La Nueva Planta de Felipe V terminó con una evolución secular. Fue especialmente doloroso el cambio en la política institucional, con el fin de las instituciones políticas, y de la justicia y leyes propias catalanas (las Constituciones), incluido el método de la insaculación para elegir a los gobernantes: se elegían los cargos cada año a través de extraer por azar nombres de una bolsa en la que entraban los diferentes estamentos, con remarcable porosidad social. Los cargos pasaron a ser vitalicios, nombrados a dedo, y se dio entrada a ciudadanos venidos de Castilla –clave para la penetración del idioma castellano–. La compraventa de cargos, con la subsiguiente corrupción, se convirtió en habitual a partir de 1739.

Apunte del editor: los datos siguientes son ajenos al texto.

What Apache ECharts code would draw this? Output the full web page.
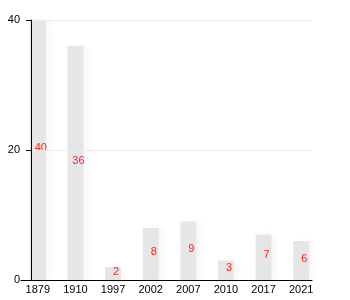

El otro elemento relevante fue el establecimiento de un nuevo catastro para fijar un sistema impositivo directo sobre la riqueza individual supuestamente único y equitativo: el resultado fue una presión fiscal muy superior al resto de territorios de la Corona (también porque no desaparecieron los antiguos impuestos indirectos de origen medieval). Y, en tercer lugar, se produjo una intensiva ocupación militar por parte de un ejército mal pagado, cuyo sostenimiento de nuevo recayó en la población autóctona. En definitiva, por derecho de conquista "Cataluña fue tratada con rigor extremo y con la máxima desconfianza" desde un espíritu absolutista, centralista y uniformista. La principal autoridad, en una estructura totalmente piramidal, pasó a ser el capitán general, con el poder civil supeditado al militar.

Y, sin embargo, el país prosperó y mantuvo su singularidad. ¿Por qué? Del antiguo entramado legal, solo se salvó el Código Civil propio para regular las relaciones privadas, lo que permitió mantener figuras como la enfiteusis (que favorecía el acceso a la tierra) y el heredero (que impedía su fragmentación). Por otra parte, la supresión de la extranjería –y el establecimiento de la unión aduanera– si por un lado supuso el control político de Cataluña por parte de la élite castellana, por otro, en cambio, permitió el acceso de los productos catalanes al mercado español. En cuanto al catastro, castigó mucho a las clases populares –campesinado y menestralia, que además tenían que pagarlo en metálico, lo que obligó a aumentar su productividad–, pero dejó casi sin presión a la nueva burguesía comercial e industrial, que además se benefició del proteccionismo del algodón y del encargo de los abastecimientos militares. En 1760, por ejemplo, ya había unos 2.000 telares esparcidos por el país.

Pero de nada habría servido todo esto si en el precedente siglo XVII la sociedad catalana no hubiera dado un dinámico salto productivo. El empuje, pues, ya venía de antes. La labor formativa e ideológica de la Junta de Comercio –y de un conjunto de nuevas academias–, que se abrió paso a pesar de la oposición borbónica para suplir la ausencia de una universidad prohibida en Barcelona y apartada en Cervera, también resultó capital, tanto en términos económicos como de pensamiento político. Como igualmente lo fue la pervivencia de los gremios, que a pesar de todo resistieron e hicieron de loby ciudadano. Y en otro orden de cosas, la apertura para Cataluña del comercio con América (1765) reforzó el enderezamiento económico: a finales de siglo el tráfico de esclavos empezó a ser importante. Por el contrario, el Estado, por ejemplo, ni supo mejorar los caminos ni el puerto de Barcelona, dos hándicaps importantes para el comercio.

De esta documentada y sintética obra de Albareda, de lectura obligada, se desprende que la sociedad catalana, a pesar del durísimo correctivo de la Guerra de Sucesión y el definitivo cambio de época en términos políticos, mantuvo en el siglo XVIII un pulso propio, tanto económico como cultural. Políticamente, combatió el absolutismo borbónico desde fuera (austriacismo del exilio) o intentó suavizarlo o resistirse desde dentro, y sin ser consciente de ello abrió el camino al que vendría después, en el siglo XIX: la industrialización, la Renaixença cultural y finalmente el catalanismo político, de nuevo un camino singular desmarcado de la España de raíz castellana.